Computer Science – 20.1 Programming Paradigms | e-Consult

Functional programming is a paradigm that emphasizes evaluating mathematical functions and avoiding state changes and mutable data. Its key principles include:

• Pure Functions: A pure function always produces the same output for the same input and has no side effects (it doesn't modify any external state).
• Immutability: Data is immutable, meaning it cannot be changed after it's created. Instead of modifying data, new data is created based on existing data.
• First-Class Functions: Functions can be treated like any other data type – they can be passed as arguments to other functions, returned as values from functions, and assigned to variables.
• Recursion: Recursion is often used as a control flow mechanism instead of loops.
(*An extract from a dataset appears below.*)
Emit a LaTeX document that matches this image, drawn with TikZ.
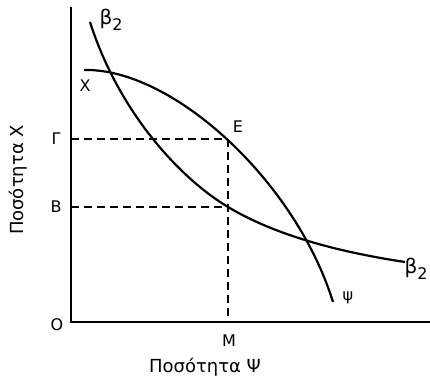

Differences from Imperative and OOP:

• State Management: Imperative programming relies heavily on mutable state, which can make programs harder to reason about and debug. OOP also deals with mutable state within objects. Functional programming avoids mutable state entirely. Instead of modifying state, functional programs create new state by applying functions to existing data.
• Side Effects: Imperative and OOP programs often have side effects – actions that modify the program's state outside of the function's scope. Functional programming strives to eliminate side effects. Pure functions, by definition, have no side effects. This makes functional code easier to test and reason about.
• Data and Control Flow: Imperative programming uses state changes and control flow statements to manipulate data. OOP uses objects and method calls. Functional programming uses function composition and recursion to manipulate data, avoiding state changes altogether.

Functional programming promotes code that is more predictable, testable, and easier to parallelize because it avoids the complexities associated with mutable state and side effects.